======== Recorded data ========
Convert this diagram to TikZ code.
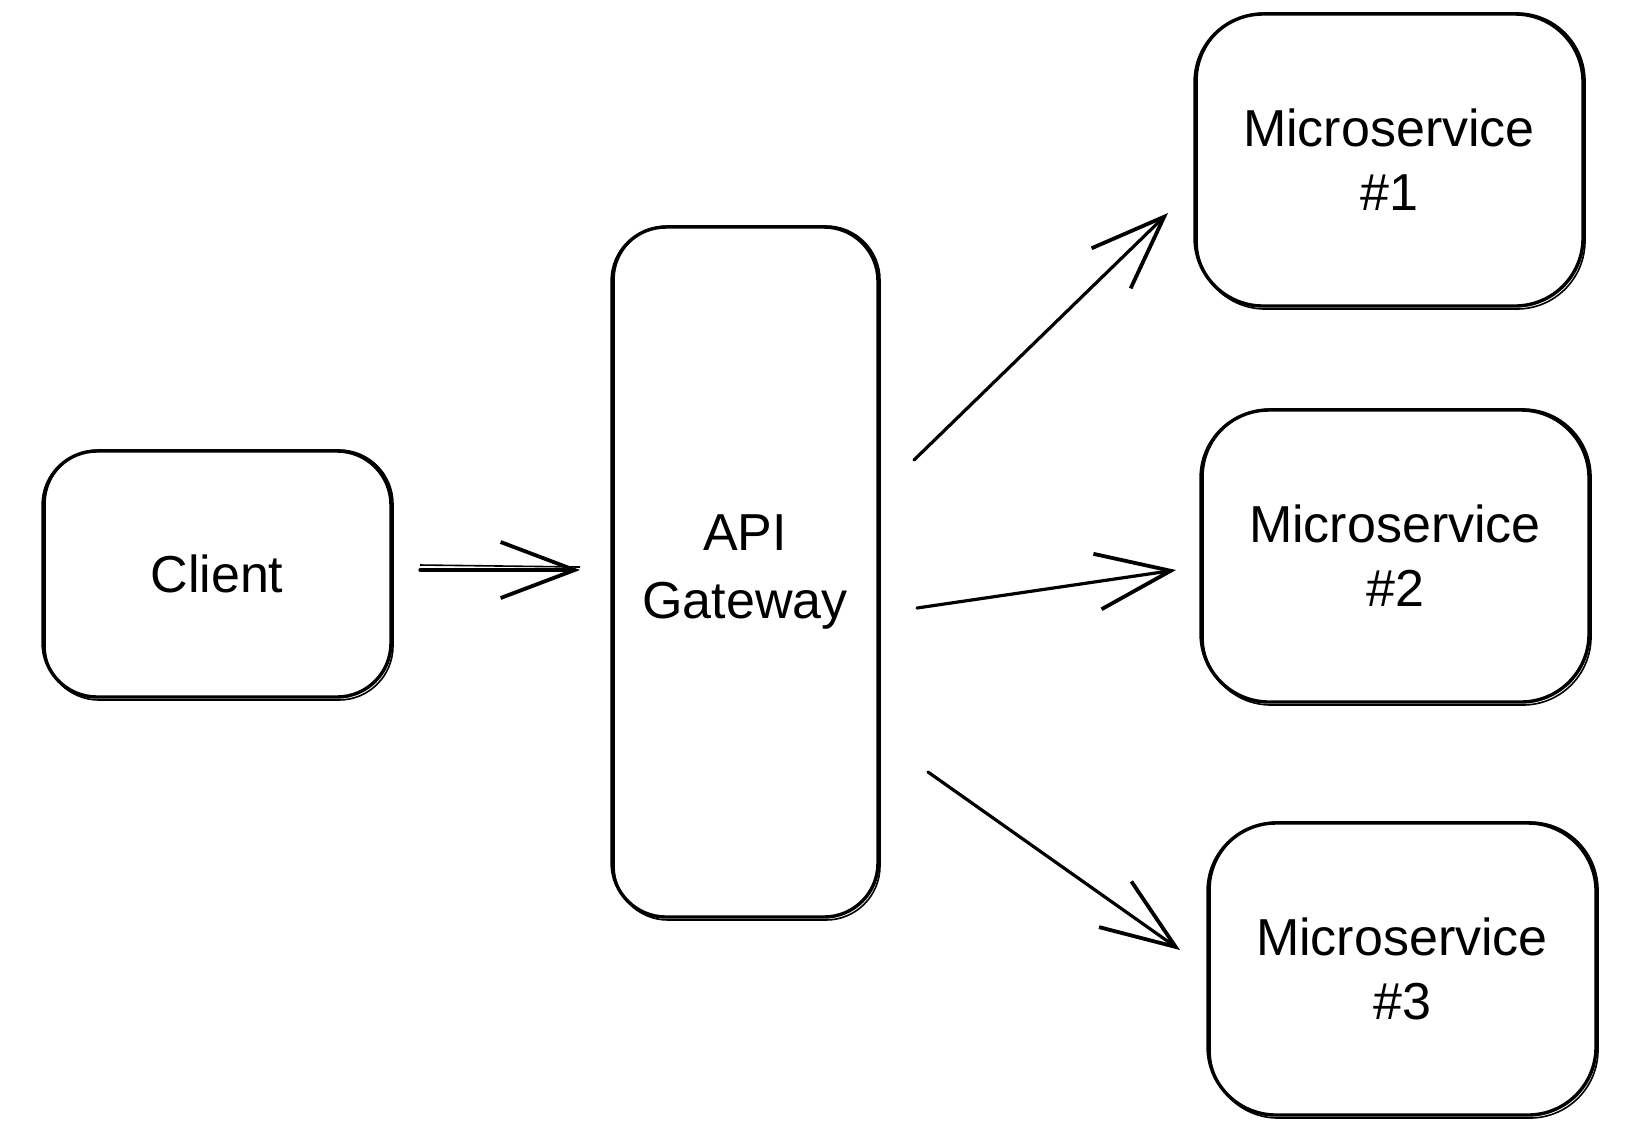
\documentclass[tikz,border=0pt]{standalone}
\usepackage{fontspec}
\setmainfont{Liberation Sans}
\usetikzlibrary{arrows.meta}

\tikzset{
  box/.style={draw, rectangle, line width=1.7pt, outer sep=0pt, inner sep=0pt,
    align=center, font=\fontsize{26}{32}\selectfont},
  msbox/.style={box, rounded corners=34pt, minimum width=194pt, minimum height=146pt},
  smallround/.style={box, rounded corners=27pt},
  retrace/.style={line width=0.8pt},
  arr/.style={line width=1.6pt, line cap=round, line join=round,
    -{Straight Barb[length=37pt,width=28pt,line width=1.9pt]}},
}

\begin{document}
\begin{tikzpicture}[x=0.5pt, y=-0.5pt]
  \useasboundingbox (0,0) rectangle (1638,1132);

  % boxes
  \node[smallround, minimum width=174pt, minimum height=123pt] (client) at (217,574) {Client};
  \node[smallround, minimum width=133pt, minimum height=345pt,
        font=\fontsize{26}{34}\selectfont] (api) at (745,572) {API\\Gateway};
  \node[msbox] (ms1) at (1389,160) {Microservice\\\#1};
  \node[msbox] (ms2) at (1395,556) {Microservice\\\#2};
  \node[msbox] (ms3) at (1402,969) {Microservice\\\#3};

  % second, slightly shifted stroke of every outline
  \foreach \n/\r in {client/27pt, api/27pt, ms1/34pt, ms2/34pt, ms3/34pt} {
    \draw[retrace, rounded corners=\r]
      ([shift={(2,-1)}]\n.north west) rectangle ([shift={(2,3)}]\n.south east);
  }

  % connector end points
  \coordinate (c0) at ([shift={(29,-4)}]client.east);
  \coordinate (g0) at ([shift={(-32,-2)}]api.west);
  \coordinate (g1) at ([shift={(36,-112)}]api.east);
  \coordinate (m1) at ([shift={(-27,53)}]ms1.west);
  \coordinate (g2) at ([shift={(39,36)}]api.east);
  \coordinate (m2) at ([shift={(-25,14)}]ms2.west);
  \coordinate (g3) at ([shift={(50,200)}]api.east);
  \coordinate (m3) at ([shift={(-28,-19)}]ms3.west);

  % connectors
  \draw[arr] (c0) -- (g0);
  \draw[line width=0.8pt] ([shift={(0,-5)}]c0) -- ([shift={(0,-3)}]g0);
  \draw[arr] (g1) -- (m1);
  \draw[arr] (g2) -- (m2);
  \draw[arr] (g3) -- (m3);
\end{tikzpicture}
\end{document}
========
* Problem to solve
Write out the whole listing exactly, and drop the pictures.

* Solution for this exercise
Convert this diagram to TikZ code.
\documentclass[tikz,border=0pt]{standalone}
\usepackage{fontspec}
\setmainfont{Liberation Sans}
\usetikzlibrary{arrows.meta}

\tikzset{
  box/.style={draw, rectangle, line width=1.7pt, outer sep=0pt, inner sep=0pt,
    align=center, font=\fontsize{26}{32}\selectfont},
  msbox/.style={box, rounded corners=34pt, minimum width=194pt, minimum height=146pt},
  smallround/.style={box, rounded corners=27pt},
  retrace/.style={line width=0.8pt},
  arr/.style={line width=1.6pt, line cap=round, line join=round,
    -{Straight Barb[length=37pt,width=28pt,line width=1.9pt]}},
}

\begin{document}
\begin{tikzpicture}[x=0.5pt, y=-0.5pt]
  \useasboundingbox (0,0) rectangle (1638,1132);

  % boxes
  \node[smallround, minimum width=174pt, minimum height=123pt] (client) at (217,574) {Client};
  \node[smallround, minimum width=133pt, minimum height=345pt,
        font=\fontsize{26}{34}\selectfont] (api) at (745,572) {API\\Gateway};
  \node[msbox] (ms1) at (1389,160) {Microservice\\\#1};
  \node[msbox] (ms2) at (1395,556) {Microservice\\\#2};
  \node[msbox] (ms3) at (1402,969) {Microservice\\\#3};

  % second, slightly shifted stroke of every outline
  \foreach \n/\r in {client/27pt, api/27pt, ms1/34pt, ms2/34pt, ms3/34pt} {
    \draw[retrace, rounded corners=\r]
      ([shift={(2,-1)}]\n.north west) rectangle ([shift={(2,3)}]\n.south east);
  }

  % connector end points
  \coordinate (c0) at ([shift={(29,-4)}]client.east);
  \coordinate (g0) at ([shift={(-32,-2)}]api.west);
  \coordinate (g1) at ([shift={(36,-112)}]api.east);
  \coordinate (m1) at ([shift={(-27,53)}]ms1.west);
  \coordinate (g2) at ([shift={(39,36)}]api.east);
  \coordinate (m2) at ([shift={(-25,14)}]ms2.west);
  \coordinate (g3) at ([shift={(50,200)}]api.east);
  \coordinate (m3) at ([shift={(-28,-19)}]ms3.west);

  % connectors
  \draw[arr] (c0) -- (g0);
  \draw[line width=0.8pt] ([shift={(0,-5)}]c0) -- ([shift={(0,-3)}]g0);
  \draw[arr] (g1) -- (m1);
  \draw[arr] (g2) -- (m2);
  \draw[arr] (g3) -- (m3);
\end{tikzpicture}
\end{document}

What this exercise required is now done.